>> BEGIN

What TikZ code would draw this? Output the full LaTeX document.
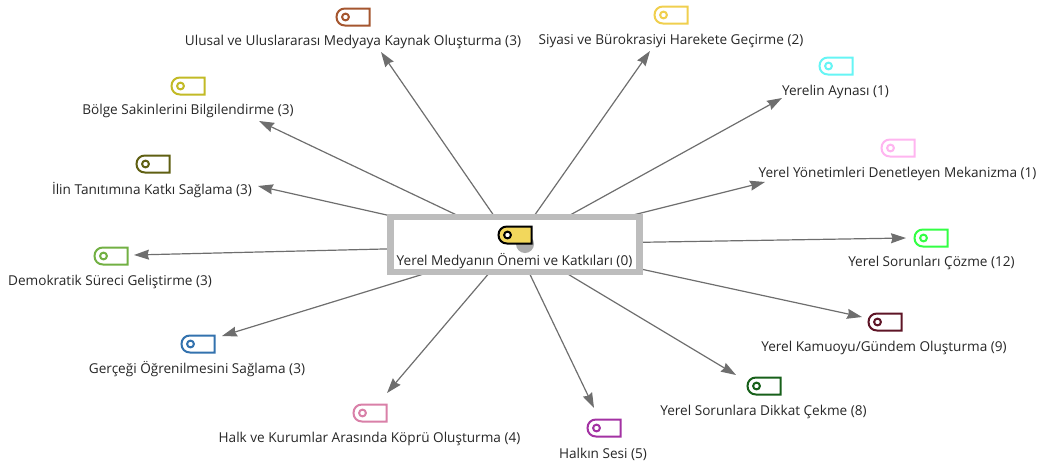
\documentclass[tikz,border=0pt]{standalone}
\usepackage{fontspec}
\setmainfont{Open Sans}
\usetikzlibrary{arrows.meta,backgrounds,calc}
\definecolor{hubgray}{HTML}{BDBDBD}
\definecolor{shadowgray}{HTML}{ABABAB}
\definecolor{spokegray}{HTML}{6E6E6E}
\definecolor{textgray}{HTML}{262626}
\definecolor{cHub}{HTML}{F2D75C}
\definecolor{cUlusal}{HTML}{A5562F}
\definecolor{cSiyasi}{HTML}{F0CF4E}
\definecolor{cAyna}{HTML}{66F5F5}
\definecolor{cDenet}{HTML}{FFB5F0}
\definecolor{cCoz}{HTML}{33FF44}
\definecolor{cGundem}{HTML}{5E1526}
\definecolor{cDikkat}{HTML}{17601A}
\definecolor{cSes}{HTML}{A332A3}
\definecolor{cKopru}{HTML}{D980A8}
\definecolor{cGercek}{HTML}{3372AE}
\definecolor{cDemo}{HTML}{72B043}
\definecolor{cIl}{HTML}{5F5F12}
\definecolor{cBolge}{HTML}{C2BA26}
\tikzset{
  x=1pt,y=-1pt,
  lab/.style={font=\fontsize{13.6pt}{15pt}\selectfont,text=textgray,inner sep=0pt,outer sep=0pt},
  hubbox/.style={draw=hubgray,fill=white,line width=6.8pt,minimum width=249pt,minimum height=55pt,inner sep=0pt,outer sep=0pt},
  spoke/.style={draw=spokegray,line width=1.2pt,-{Stealth[length=15pt,width=10pt,inset=1.5pt]}},
  pics/tag/.style n args={2}{code={
    \draw[draw=#1,fill=#2,line width=2pt]
      (16.5,-8.5) -- (-8,-8.5) .. controls (-13,-8.5) and (-16.5,-5) .. (-16.5,0)
      .. controls (-16.5,5) and (-13,8.5) .. (-8,8.5) -- (16.5,8.5) -- cycle;
    \draw[draw=#1,fill=white,line width=2pt] (-7.5,0) circle (3.4pt);
  }}
}
\begin{document}
\begin{tikzpicture}
\useasboundingbox (0,0) rectangle (1040,463);
% hub
\node[hubbox] (hub) at (514.8,244.5) {};
\fill[shadowgray] (525,244) circle (9pt);
\pic at (515,235) {tag={black}{cHub}};
\node[lab] (hubtext) at (514.5,261) {Yerel Medyanın Önemi ve Katkıları (0)};
% targets
\pic at (353,17) {tag={cUlusal}{white}};
\node[lab] (ulusal) at (353,42) {Ulusal ve Uluslararası Medyaya Kaynak Oluşturma (3)};
\pic at (671,15) {tag={cSiyasi}{white}};
\node[lab] (siyasi) at (671,41) {Siyasi ve Bürokrasiyi Harekete Geçirme (2)};
\pic at (836,66) {tag={cAyna}{white}};
\node[lab] (ayna) at (835.5,92) {Yerelin Aynası (1)};
\pic at (898,148) {tag={cDenet}{white}};
\node[lab] (denet) at (897.5,174) {Yerel Yönetimleri Denetleyen Mekanizma (1)};
\pic at (931,238) {tag={cCoz}{white}};
\node[lab] (coz) at (931.5,263) {Yerel Sorunları Çözme (12)};
\pic at (885,322) {tag={cGundem}{white}};
\node[lab] (gundem) at (884,348) {Yerel Kamuoyu/Gündem Oluşturma (9)};
\pic at (764,386) {tag={cDikkat}{white}};
\node[lab] (dikkat) at (763.5,412) {Yerel Sorunlara Dikkat Çekme (8)};
\pic at (604,428) {tag={cSes}{white}};
\node[lab] (ses) at (603,454) {Halkın Sesi (5)};
\pic at (370,413) {tag={cKopru}{white}};
\node[lab] (kopru) at (369.5,439) {Halk ve Kurumlar Arasında Köprü Oluşturma (4)};
\pic at (198,344) {tag={cGercek}{white}};
\node[lab] (gercek) at (197,369) {Gerçeği Öğrenilmesini Sağlama (3)};
\pic at (111,256) {tag={cDemo}{white}};
\node[lab] (demo) at (110,282) {Demokratik Süreci Geliştirme (3)};
\pic at (153,164) {tag={cIl}{white}};
\node[lab] (il) at (152,190) {İlin Tanıtımına Katkı Sağlama (3)};
\pic at (188,86) {tag={cBolge}{white}};
\node[lab] (bolge) at (188,111) {Bölge Sakinlerini Bilgilendirme (3)};
% arrow tips, placed from their labels
\coordinate (tUlusal) at ($(ulusal.center)+(28,10)$);
\coordinate (tSiyasi) at ($(siyasi.center)+(-21,10)$);
\coordinate (tAyna) at ($(ayna.center)+(-53.5,6)$);
\coordinate (tDenet) at ($(denet.center)+(-132.5,8)$);
\coordinate (tCoz) at ($(coz.center)+(-25.5,-25)$);
\coordinate (tGundem) at ($(gundem.center)+(-22,-31)$);
\coordinate (tDikkat) at ($(dikkat.center)+(-27.5,-37)$);
\coordinate (tSes) at ($(ses.center)+(-9,-46)$);
\coordinate (tKopru) at ($(kopru.center)+(17.5,-46)$);
\coordinate (tGercek) at ($(gercek.center)+(25,-33)$);
\coordinate (tDemo) at ($(demo.center)+(24,-27)$);
\coordinate (tIl) at ($(il.center)+(106,-4)$);
\coordinate (tBolge) at ($(bolge.center)+(71,10)$);
\begin{scope}[on background layer]
\draw[spoke] (hub.126.4) -- (tUlusal);
\draw[spoke] (hub.56) -- (tSiyasi);
\draw[spoke] (hub.28.4) -- (tAyna);
\draw[spoke] (hub.14.2) -- (tDenet);
\draw[spoke] (hub.1.1) -- (tCoz);
\draw[spoke] (hub.-11.7) -- (tGundem);
\draw[spoke] (hub.-29.4) -- (tDikkat);
\draw[spoke] (hub.-63.4) -- (tSes);
\draw[spoke] (hub.-132.4) -- (tKopru);
\draw[spoke] (hub.-162.1) -- (tGercek);
\draw[spoke] (hub.-178) -- (tDemo);
\draw[spoke] (hub.167.4) -- (tIl);
\draw[spoke] (hub.153.8) -- (tBolge);
\end{scope}
\end{tikzpicture}
\end{document}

>> END

# [GIVEN INSTRUCTION]
Using the listing above, show every line that includes the string "code".

# [FINAL RESULT]
What TikZ code would draw this? Output the full LaTeX document.
  pics/tag/.style n args={2}{code={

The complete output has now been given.